:: INPUT DATA ::
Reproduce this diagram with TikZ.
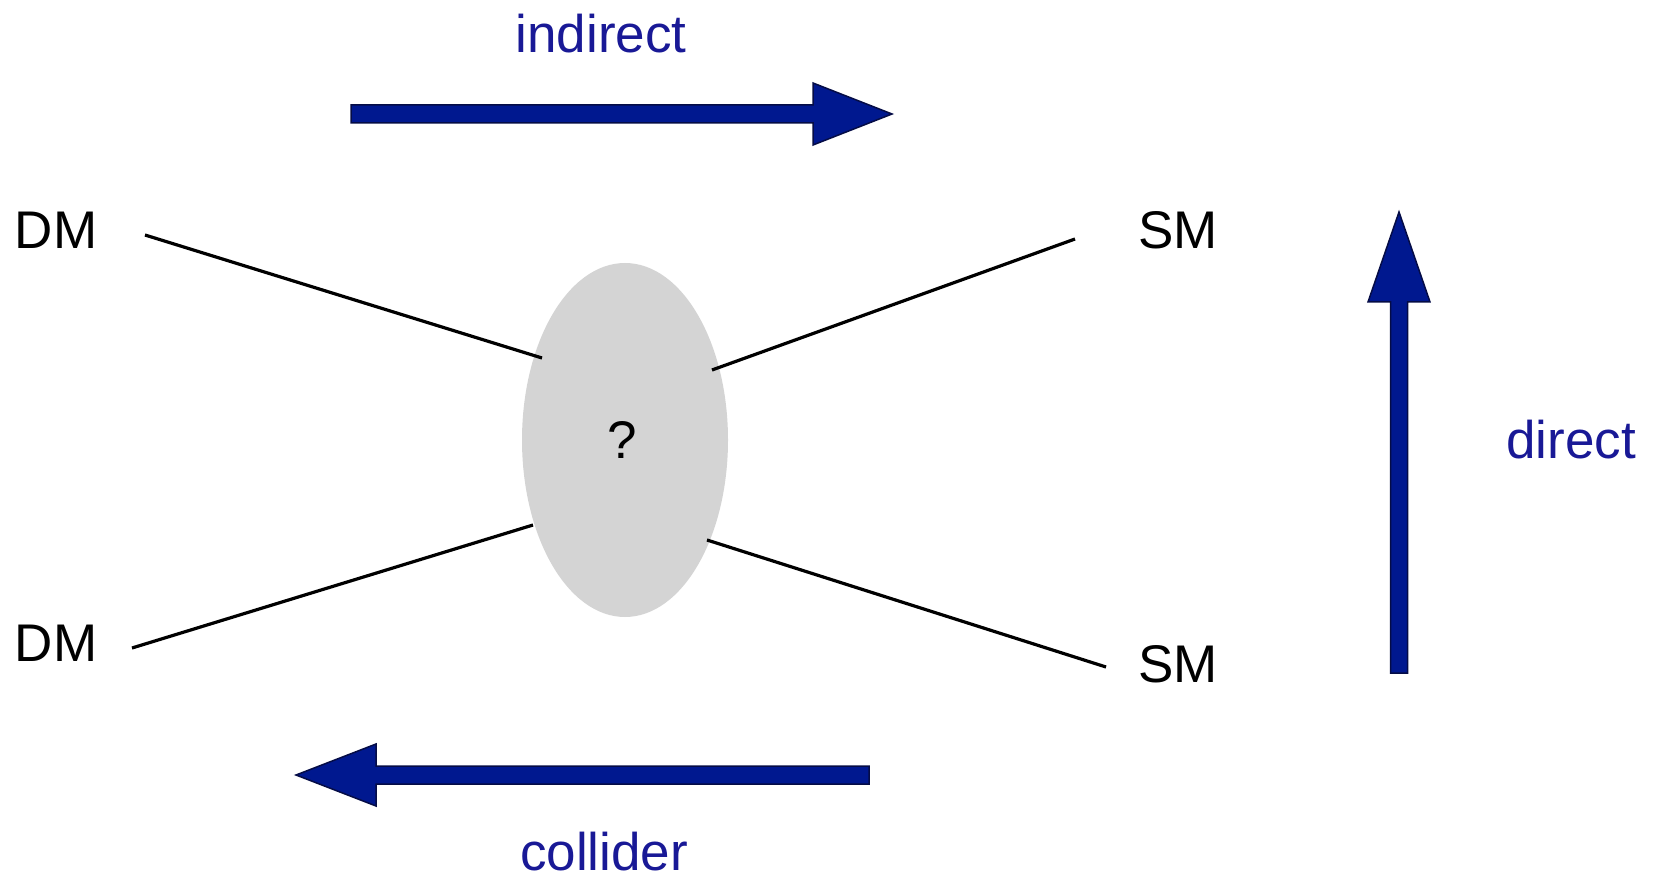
\documentclass[tikz,border=0pt]{standalone}
\usepackage{fontspec}
\setmainfont{Liberation Sans}
\definecolor{arrowblue}{RGB}{0,24,143}
\definecolor{arrowedge}{RGB}{5,12,70}
\definecolor{labelblue}{RGB}{25,25,150}
\definecolor{blobgray}{RGB}{212,212,212}
\tikzset{
  lbl/.style={anchor=base, inner sep=0pt, text depth=0pt, font=\fontsize{53}{60}\selectfont},
  bluelbl/.style={lbl, text=labelblue},
  bigarrow/.style={fill=arrowblue, draw=arrowedge, line width=1.5pt, line join=miter},
  leg/.style={draw=black, line width=3.2pt},
  blobstyle/.style={ellipse, fill=blobgray, minimum width=206pt, minimum height=354pt, inner sep=0pt}
}
\usetikzlibrary{shapes.geometric}
\begin{document}
\begin{tikzpicture}[x=1pt,y=-1pt]
\useasboundingbox (0,0) rectangle (1659,882);
% blob
\node[blobstyle] (blob) at (625,440) {};
\node[lbl] (q) at (622,458) {?};
% labels
\node[lbl] (dm1) at (56,249) {DM};
\node[lbl] (dm2) at (56,661) {DM};
\node[lbl] (sm1) at (1178,249) {SM};
\node[lbl] (sm2) at (1178,682) {SM};
\node[bluelbl] (ind) at (601,53) {indirect};
\node[bluelbl] (dir) at (1571,458) {direct};
\node[bluelbl] (col) at (604,870) {collider};
% leg end points
\coordinate (a1) at (145,235);
\coordinate (b1) at (542,358);
\coordinate (a2) at (1075,239);
\coordinate (b2) at (712,370);
\coordinate (a3) at (132,648);
\coordinate (b3) at (533,525);
\coordinate (a4) at (1106,667);
\coordinate (b4) at (707,540);
\draw[leg] (a1) -- (b1);
\draw[leg] (a2) -- (b2);
\draw[leg] (a3) -- (b3);
\draw[leg] (a4) -- (b4);
% big arrows
\draw[bigarrow] (351,105) -- (813,105) -- (813,83) -- (892,114) -- (813,145) -- (813,123) -- (351,123) -- cycle;
\draw[bigarrow] (869,766) -- (376,766) -- (376,744) -- (296,775) -- (376,806) -- (376,784) -- (869,784) -- cycle;
\draw[bigarrow] (1390.5,673) -- (1390.5,302) -- (1368,302) -- (1399,212) -- (1430,302) -- (1407.5,302) -- (1407.5,673) -- cycle;
\end{tikzpicture}
\end{document}
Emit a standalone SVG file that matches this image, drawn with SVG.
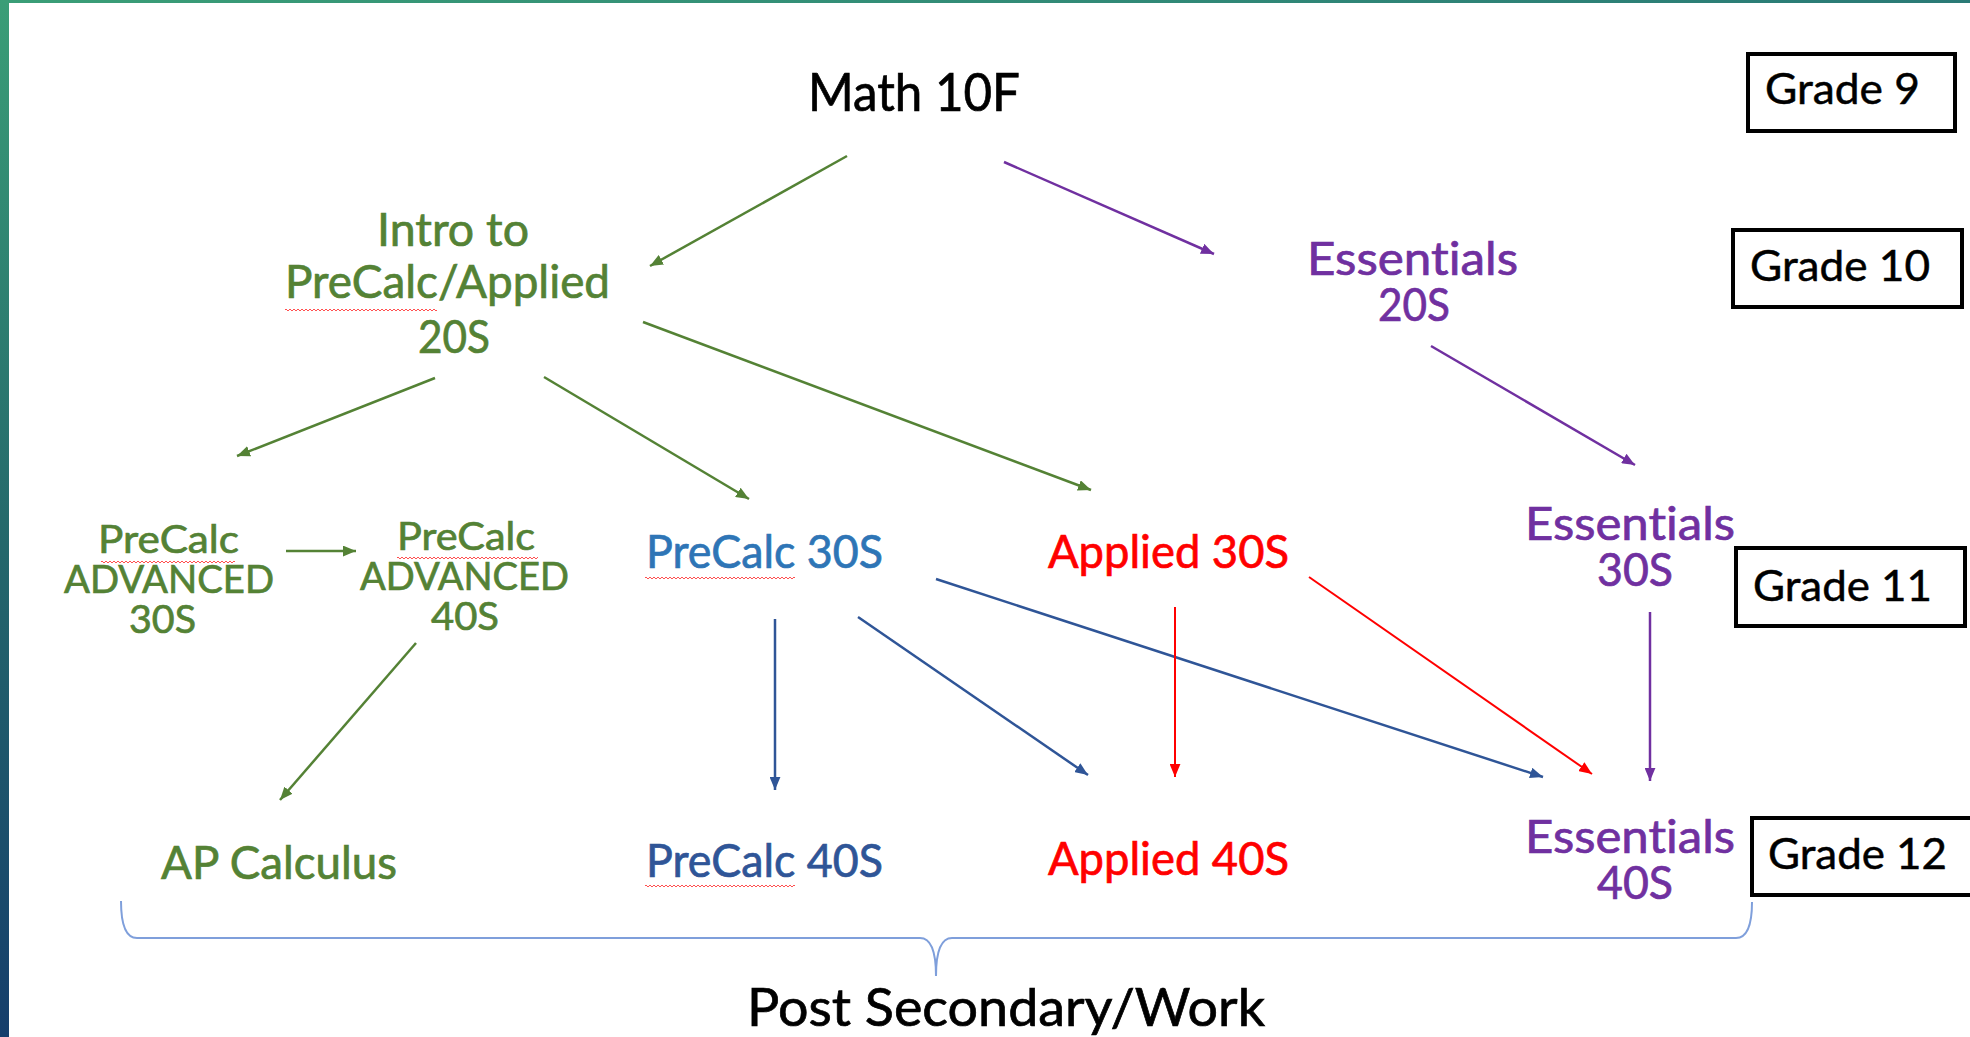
<svg xmlns="http://www.w3.org/2000/svg" width="1970" height="1037" viewBox="0 0 1970 1037">
<defs>
<linearGradient id="sideGrad" x1="0" y1="0" x2="0" y2="1">
<stop offset="0" stop-color="#3a9e77"/>
<stop offset="0.5" stop-color="#256a6c"/>
<stop offset="1" stop-color="#153e6c"/>
</linearGradient>
<linearGradient id="topGrad" x1="0" y1="0" x2="1" y2="0">
<stop offset="0" stop-color="#3a9e77"/>
<stop offset="1" stop-color="#2a7a76"/>
</linearGradient>
<pattern id="wave" width="4" height="4" patternUnits="userSpaceOnUse">
<path d="M0,3 L2,1 L4,3" fill="none" stroke="#ff5050" stroke-width="1"/>
</pattern>
<marker id="ahG" viewBox="0 0 12 10" refX="12" refY="5" markerWidth="13" markerHeight="11" markerUnits="userSpaceOnUse" orient="auto"><path d="M0,0 L12,5 L0,10 Z" fill="#548235"/></marker>
<marker id="ahP" viewBox="0 0 12 10" refX="12" refY="5" markerWidth="13" markerHeight="11" markerUnits="userSpaceOnUse" orient="auto"><path d="M0,0 L12,5 L0,10 Z" fill="#7030a0"/></marker>
<marker id="ahB" viewBox="0 0 12 10" refX="12" refY="5" markerWidth="13" markerHeight="11" markerUnits="userSpaceOnUse" orient="auto"><path d="M0,0 L12,5 L0,10 Z" fill="#2f5597"/></marker>
<marker id="ahR" viewBox="0 0 12 10" refX="12" refY="5" markerWidth="13" markerHeight="11" markerUnits="userSpaceOnUse" orient="auto"><path d="M0,0 L12,5 L0,10 Z" fill="#ff0000"/></marker>
</defs>
<style>
text { font-family: "Lato", "Open Sans", "Liberation Sans", sans-serif; font-variant-ligatures: none; stroke-width: 0.7px; }
.big { font-size: 52px; fill: #000; stroke: #000; }
.lbl { font-size: 46px; }
.adv { font-size: 39px; fill: #548235; stroke: #548235; }
.grade { font-size: 42px; fill: #000; stroke: #000; stroke-width: 0.5px; }
.green { fill: #548235; stroke: #548235; }
.purple { fill: #7030a0; stroke: #7030a0; }
.blue { fill: #2e75b6; stroke: #2e75b6; }
.dblue { fill: #2f5597; stroke: #2f5597; }
.red { fill: #ff0000; stroke: #ff0000; }
.box { fill: none; stroke: #000; stroke-width: 4; }
.cg { stroke: #548235; stroke-width: 2.5; fill: none; marker-end: url(#ahG); }
.cp { stroke: #7030a0; stroke-width: 2.5; fill: none; marker-end: url(#ahP); }
.cb { stroke: #2f5597; stroke-width: 2.5; fill: none; marker-end: url(#ahB); }
.cr { stroke: #ff0000; stroke-width: 2; fill: none; marker-end: url(#ahR); }
.brace { stroke: #7f9fdb; stroke-width: 2; fill: none; }
.wv { fill: url(#wave); }
</style>
<rect x="0" y="0" width="1970" height="1037" fill="#ffffff"/>
<rect x="0" y="0" width="1970" height="3" fill="url(#topGrad)"/>
<rect x="0" y="0" width="9" height="1037" fill="url(#sideGrad)"/>

<g id="connectors">
<line class="cg" x1="847" y1="156" x2="650" y2="266"/>
<line class="cp" x1="1004" y1="162" x2="1214" y2="254"/>
<line class="cg" x1="435" y1="378" x2="237" y2="456"/>
<line class="cg" x1="544" y1="377" x2="749" y2="499"/>
<line class="cg" x1="643" y1="322" x2="1091" y2="490"/>
<line class="cg" x1="286" y1="551" x2="356" y2="551"/>
<line class="cg" x1="416" y1="643" x2="280" y2="800"/>
<line class="cp" x1="1431" y1="346" x2="1635" y2="465"/>
<line class="cp" x1="1650" y1="612" x2="1650" y2="781"/>
<line class="cb" x1="775" y1="619" x2="775" y2="790"/>
<line class="cb" x1="858" y1="617" x2="1088" y2="775"/>
<line class="cb" x1="936" y1="579" x2="1543" y2="777"/>
<line class="cr" x1="1175" y1="607" x2="1175" y2="777"/>
<line class="cr" x1="1309" y1="577" x2="1592" y2="774"/>
<path class="brace" d="M121,901 Q121,938 137,938 L920,938 Q936,938 936,976 Q936,938 952,938 L1736,938 Q1752,938 1752,902"/>
</g>

<g id="math10f"><text class="big" x="808" y="111" textLength="212" lengthAdjust="spacingAndGlyphs">Math 10F</text></g>

<g id="intro20s">
<text class="lbl green" x="377" y="246" textLength="152" lengthAdjust="spacingAndGlyphs">Intro to</text>
<text class="lbl green" x="285" y="298" textLength="325" lengthAdjust="spacingAndGlyphs">PreCalc/Applied</text>
<text class="lbl green" x="418" y="353" textLength="72" lengthAdjust="spacingAndGlyphs">20S</text>
<rect class="wv" x="285" y="309" width="152" height="4"/>
</g>

<g id="essentials20s">
<text class="lbl purple" x="1307" y="275" textLength="211" lengthAdjust="spacingAndGlyphs">Essentials</text>
<text class="lbl purple" x="1378" y="321" textLength="72" lengthAdjust="spacingAndGlyphs">20S</text>
</g>

<g id="precalcadv30s">
<text class="adv" x="98" y="553" textLength="141" lengthAdjust="spacingAndGlyphs">PreCalc</text>
<text class="adv" x="64" y="593" textLength="210" lengthAdjust="spacingAndGlyphs">ADVANCED</text>
<text class="adv" x="129" y="633" textLength="67" lengthAdjust="spacingAndGlyphs">30S</text>
<rect class="wv" x="101" y="560" width="134" height="4"/>
</g>

<g id="precalcadv40s">
<text class="adv" x="397" y="550" textLength="138" lengthAdjust="spacingAndGlyphs">PreCalc</text>
<text class="adv" x="360" y="590" textLength="209" lengthAdjust="spacingAndGlyphs">ADVANCED</text>
<text class="adv" x="431" y="630" textLength="68" lengthAdjust="spacingAndGlyphs">40S</text>
<rect class="wv" x="397" y="557" width="141" height="4"/>
</g>

<g id="precalc30s">
<text class="lbl blue" x="646" y="568" textLength="237" lengthAdjust="spacingAndGlyphs">PreCalc 30S</text>
<rect class="wv" x="645" y="576" width="150" height="4"/>
</g>

<g id="applied30s"><text class="lbl red" x="1048" y="568" textLength="241" lengthAdjust="spacingAndGlyphs">Applied 30S</text></g>

<g id="essentials30s">
<text class="lbl purple" x="1525" y="540" textLength="210" lengthAdjust="spacingAndGlyphs">Essentials</text>
<text class="lbl purple" x="1597" y="586" textLength="76" lengthAdjust="spacingAndGlyphs">30S</text>
</g>

<g id="apcalculus"><text class="lbl green" x="161" y="879" textLength="236" lengthAdjust="spacingAndGlyphs">AP Calculus</text></g>

<g id="precalc40s">
<text class="lbl dblue" x="646" y="877" textLength="237" lengthAdjust="spacingAndGlyphs">PreCalc 40S</text>
<rect class="wv" x="645" y="885" width="150" height="4"/>
</g>

<g id="applied40s"><text class="lbl red" x="1048" y="875" textLength="241" lengthAdjust="spacingAndGlyphs">Applied 40S</text></g>

<g id="essentials40s">
<text class="lbl purple" x="1525" y="853" textLength="210" lengthAdjust="spacingAndGlyphs">Essentials</text>
<text class="lbl purple" x="1597" y="899" textLength="76" lengthAdjust="spacingAndGlyphs">40S</text>
</g>

<g id="grade9"><rect class="box" x="1748" y="54" width="207" height="77"/><text class="grade" x="1765" y="104" textLength="155" lengthAdjust="spacingAndGlyphs">Grade 9</text></g>
<g id="grade10"><rect class="box" x="1733" y="230" width="229" height="77"/><text class="grade" x="1750" y="281" textLength="180" lengthAdjust="spacingAndGlyphs">Grade 10</text></g>
<g id="grade11"><rect class="box" x="1736" y="548" width="229" height="78"/><text class="grade" x="1753" y="601" textLength="179" lengthAdjust="spacingAndGlyphs">Grade 11</text></g>
<g id="grade12"><rect class="box" x="1752" y="818" width="240" height="77"/><text class="grade" x="1768" y="869" textLength="179" lengthAdjust="spacingAndGlyphs">Grade 12</text></g>

<g id="postsecondary"><text class="big" x="747" y="1026" textLength="518" lengthAdjust="spacingAndGlyphs">Post Secondary/Work</text></g>
</svg>
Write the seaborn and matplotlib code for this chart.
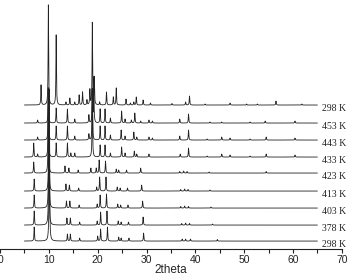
import numpy as np
import pandas as pd
import matplotlib
matplotlib.use("Agg")
import matplotlib.pyplot as plt
import seaborn as sns

# scan labels, bottom to top
labels = ["298 K", "378 K", "403 K", "413 K", "423 K", "433 K", "443 K", "453 K", "298 K"]
offsets = [8, 24, 41, 58, 76, 92, 109, 126, 144]

# peak positions (2theta) and heights
pos_298a = [7.0, 10.1, 13.8, 14.4, 16.3, 20.0, 20.6, 22.0, 24.3, 24.8, 26.4, 29.4, 37.3, 38.0, 39.0, 44.5]
h_298a = [14, 152, 7, 7, 3, 5, 12, 14, 4, 3, 3, 8, 2, 2, 2, 1.5]

pos_378 = [7.0, 10.0, 13.7, 14.4, 16.3, 19.9, 20.6, 21.9, 24.2, 24.8, 26.3, 29.3, 37.2, 38.0, 38.8, 43.5]
h_378 = [14, 136, 7, 7, 3, 4, 13, 14, 4, 3, 3, 8, 1.5, 2, 1.5, 1]

pos_403 = [7.0, 10.0, 13.6, 14.3, 16.2, 19.9, 20.5, 21.8, 24.1, 24.7, 26.2, 29.2, 37.0, 37.8, 38.6, 43.2]
h_403 = [13, 119, 7, 7, 3, 4, 13, 14, 4, 3, 3, 7, 1.5, 2, 1.5, 1]

pos_413 = [7.0, 10.0, 13.5, 14.2, 16.1, 19.8, 20.4, 21.7, 24.0, 24.6, 26.1, 29.0, 37.0, 37.8, 38.5, 43.0]
h_413 = [12, 102, 7, 6, 3, 4, 14, 14, 4, 3, 3, 6, 1.5, 2, 1.5, 1]

pos_423 = [6.9, 9.9, 13.3, 14.1, 16.0, 18.6, 19.7, 20.3, 21.6, 23.8, 24.3, 25.9, 28.8, 36.8, 37.6, 38.3, 42.8, 54.5]
h_423 = [11, 85, 7, 5, 3, 5, 5, 13, 12, 4, 3, 3, 5, 1.5, 2, 1.5, 1, 1.5]

pos_433 = [6.9, 7.7, 9.9, 11.5, 13.8, 14.5, 15.3, 18.9, 20.5, 21.5, 22.6, 24.9, 25.6, 27.5, 28.0, 30.5,
           36.9, 38.6, 42.4, 45.4, 47.1, 51.2, 54.5, 60.4]
h_433 = [14, 3, 69, 14, 14, 4, 4, 67, 12, 12, 4, 10, 4, 6, 3, 3, 3, 9, 1, 3, 2, 1, 3, 2]

pos_443 = [7.7, 9.9, 11.5, 13.8, 15.3, 18.2, 18.9, 20.5, 21.5, 22.6, 24.8, 25.6, 27.4, 28.0, 30.5, 31.2,
           36.8, 38.6, 42.4, 45.4, 47.1, 51.2, 54.5, 60.4]
h_443 = [3, 52, 14, 14, 4, 6, 50, 14, 14, 5, 10, 4, 8, 3, 3, 2, 4, 10, 1, 3, 2, 1, 3, 2]

pos_453 = [7.7, 9.9, 11.5, 13.8, 15.3, 18.2, 18.9, 19.2, 20.5, 21.5, 22.6, 24.9, 25.6, 26.9, 27.6, 28.8,
           30.5, 31.2, 36.8, 38.6, 43.0, 45.4, 51.2, 54.3, 60.4]
h_453 = [3, 35, 15, 14, 4, 8, 33, 45, 14, 14, 5, 12, 4, 3, 10, 2, 3, 2, 4, 9, 1, 1, 1, 2, 2]

pos_298b = [8.4, 9.9, 11.5, 13.5, 14.3, 15.3, 16.2, 16.9, 17.8, 18.4, 18.9, 19.3, 20.4, 21.8, 23.2, 23.8,
            25.8, 26.7, 27.4, 27.9, 29.3, 30.8, 35.2, 38.0, 38.8, 42.0, 47.1, 50.5, 52.7, 56.5, 61.8]
h_298b = [20, 100, 70, 3, 7, 3, 10, 13, 5, 15, 82, 27, 3, 13, 8, 17, 6, 2, 3, 8, 5, 2, 1.5, 3, 9, 1, 2, 1, 1, 4, 1]

peak_pos = [pos_298a, pos_378, pos_403, pos_413, pos_423, pos_433, pos_443, pos_453, pos_298b]
peak_h = [h_298a, h_378, h_403, h_413, h_423, h_433, h_443, h_453, h_298b]

two_theta = np.arange(5, 65, 0.01)
hwhm = 0.06

rows = []
for i, (pp, hh) in enumerate(zip(peak_pos, peak_h)):
    y = np.zeros_like(two_theta)
    for p, h in zip(pp, hh):
        y += h / (1 + ((two_theta - p) / hwhm) ** 2)
    rows.append(pd.DataFrame({"2theta": two_theta, "intensity": y + offsets[i], "scan": i}))
df = pd.concat(rows, ignore_index=True)

sns.set_style("white")
fig = plt.figure(figsize=(3.51, 2.74), dpi=100)
ax = fig.add_axes([0.0, 0.091, 0.974, 0.909])

sns.lineplot(data=df, x="2theta", y="intensity", hue="scan", units="scan", estimator=None,
             palette={i: "#222222" for i in range(len(labels))}, legend=False, lw=0.6, ax=ax, sort=False)

for i, lab in enumerate(labels):
    ax.text(66.0, offsets[i] - 3, lab, fontsize=7, family="Liberation Serif", va="center", ha="left",
            color="#222222")

ax.set_xlim(0, 70)
ax.set_ylim(0, 249)
ax.set_xticks(range(0, 71, 10))
ax.set_xticks(range(5, 70, 10), minor=True)
ax.set_yticks([])
ax.tick_params(axis="x", which="both", direction="out", length=3, width=0.8, colors="#222222",
               labelsize=7.5, pad=1.5, bottom=True)
for lab in ax.get_xticklabels():
    lab.set_family("Liberation Sans")
ax.set_xlabel("2theta", fontsize=8.5, family="Liberation Sans", labelpad=-1)
ax.set_ylabel("")
for s in ["left", "top", "right"]:
    ax.spines[s].set_visible(False)
ax.spines["bottom"].set_color("#222222")
ax.spines["bottom"].set_linewidth(0.8)

fig.savefig("out.png", dpi=100)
:::
GIVEN TASK:
Exactly and only the lines from the line with "Write the seaborn" to the line with "import seaborn as sns", both ends included, should be echoed. Do not carry over the pictures.

EXERCISE ANSWER:
Write the seaborn and matplotlib code for this chart.
import numpy as np
import pandas as pd
import matplotlib
matplotlib.use("Agg")
import matplotlib.pyplot as plt
import seaborn as sns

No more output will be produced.